Exercise requirements —
Go to the line that contains "The picture is" and extract it along with every line after it, exactly, through the end of the data below.

Collected material —
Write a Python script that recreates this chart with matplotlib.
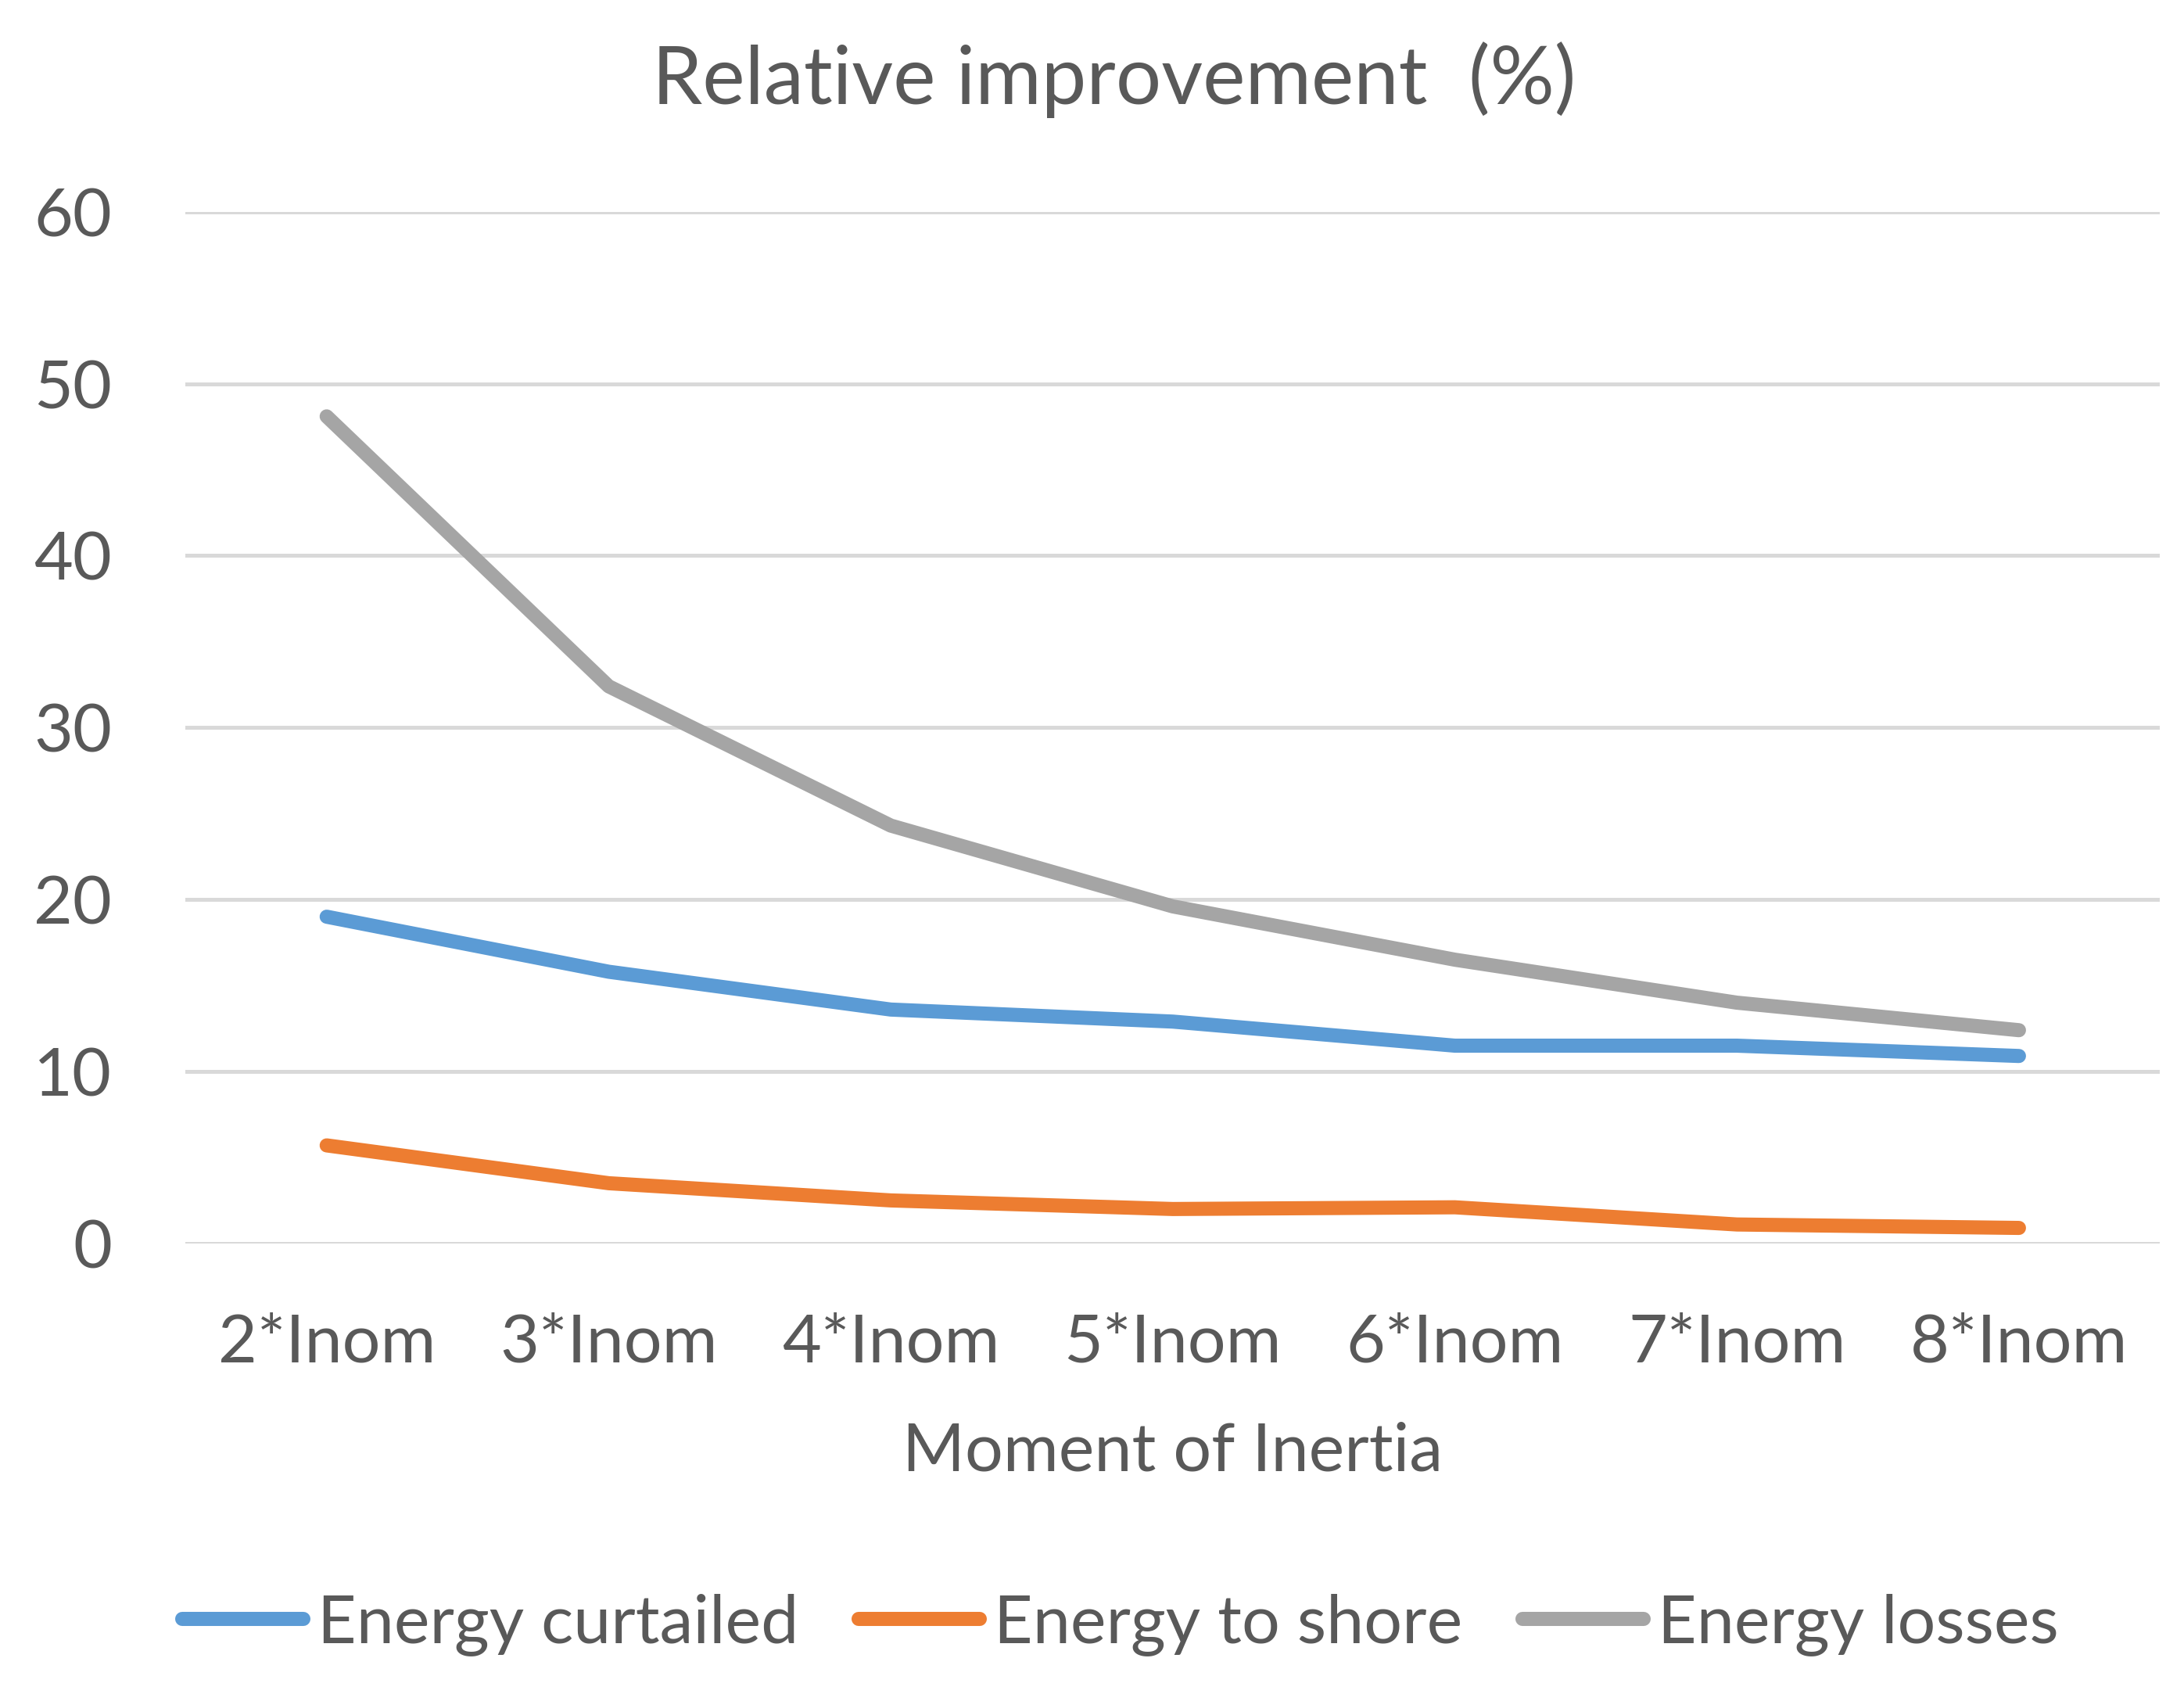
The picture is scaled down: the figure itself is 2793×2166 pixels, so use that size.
import matplotlib.pyplot as plt

plt.rcParams["font.family"] = ["Lato", "DejaVu Sans"]

categories = ["2*Inom", "3*Inom", "4*Inom", "5*Inom", "6*Inom", "7*Inom", "8*Inom"]
energy_curtailed = [19.0, 15.8, 13.6, 12.9, 11.5, 11.5, 10.9]
energy_to_shore = [5.7, 3.5, 2.5, 2.0, 2.1, 1.1, 0.9]
energy_losses = [48.1, 32.4, 24.3, 19.6, 16.5, 14.0, 12.4]

txt = "#595959"

fig = plt.figure(figsize=(13.965, 10.83), dpi=200)
ax = fig.add_axes([0.085, 0.266, 0.904, 0.609])

x = range(len(categories))
ax.plot(x, energy_curtailed, color="#5B9BD5", lw=6.5, label="Energy curtailed", solid_capstyle="round")
ax.plot(x, energy_to_shore, color="#ED7D31", lw=6.5, label="Energy to shore", solid_capstyle="round")
ax.plot(x, energy_losses, color="#A5A5A5", lw=6.5, label="Energy losses", solid_capstyle="round")

ax.set_xlim(-0.5, len(categories) - 0.5)
ax.set_ylim(0, 60)
ax.set_yticks(range(0, 61, 10))
ax.set_xticks(list(x))
ax.set_xticklabels(categories)
ax.yaxis.grid(True, color="#d9d9d9", lw=1.8)
ax.set_axisbelow(True)
for s in ax.spines.values():
    s.set_visible(False)
ax.tick_params(length=0, labelsize=31, colors=txt)
ax.tick_params(axis="x", pad=32)
ax.tick_params(axis="y", pad=34)

ax.set_xlabel("Moment of Inertia", fontsize=31, color=txt, labelpad=22)
fig.text(0.51, 0.953, "Relative improvement  (%)", ha="center", va="center", fontsize=37, color=txt)

leg = fig.legend(loc="center", bbox_to_anchor=(0.513, 0.041), ncol=3, frameon=False,
                 fontsize=31, handlelength=1.8, handletextpad=0.2, columnspacing=0.9)
for t in leg.get_texts():
    t.set_color(txt)

fig.savefig("out.png", dpi=200, facecolor="white")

Answer for this exercise —
The picture is scaled down: the figure itself is 2793×2166 pixels, so use that size.
import matplotlib.pyplot as plt

plt.rcParams["font.family"] = ["Lato", "DejaVu Sans"]

categories = ["2*Inom", "3*Inom", "4*Inom", "5*Inom", "6*Inom", "7*Inom", "8*Inom"]
energy_curtailed = [19.0, 15.8, 13.6, 12.9, 11.5, 11.5, 10.9]
energy_to_shore = [5.7, 3.5, 2.5, 2.0, 2.1, 1.1, 0.9]
energy_losses = [48.1, 32.4, 24.3, 19.6, 16.5, 14.0, 12.4]

txt = "#595959"

fig = plt.figure(figsize=(13.965, 10.83), dpi=200)
ax = fig.add_axes([0.085, 0.266, 0.904, 0.609])

x = range(len(categories))
ax.plot(x, energy_curtailed, color="#5B9BD5", lw=6.5, label="Energy curtailed", solid_capstyle="round")
ax.plot(x, energy_to_shore, color="#ED7D31", lw=6.5, label="Energy to shore", solid_capstyle="round")
ax.plot(x, energy_losses, color="#A5A5A5", lw=6.5, label="Energy losses", solid_capstyle="round")

ax.set_xlim(-0.5, len(categories) - 0.5)
ax.set_ylim(0, 60)
ax.set_yticks(range(0, 61, 10))
ax.set_xticks(list(x))
ax.set_xticklabels(categories)
ax.yaxis.grid(True, color="#d9d9d9", lw=1.8)
ax.set_axisbelow(True)
for s in ax.spines.values():
    s.set_visible(False)
ax.tick_params(length=0, labelsize=31, colors=txt)
ax.tick_params(axis="x", pad=32)
ax.tick_params(axis="y", pad=34)

ax.set_xlabel("Moment of Inertia", fontsize=31, color=txt, labelpad=22)
fig.text(0.51, 0.953, "Relative improvement  (%)", ha="center", va="center", fontsize=37, color=txt)

leg = fig.legend(loc="center", bbox_to_anchor=(0.513, 0.041), ncol=3, frameon=False,
                 fontsize=31, handlelength=1.8, handletextpad=0.2, columnspacing=0.9)
for t in leg.get_texts():
    t.set_color(txt)

fig.savefig("out.png", dpi=200, facecolor="white")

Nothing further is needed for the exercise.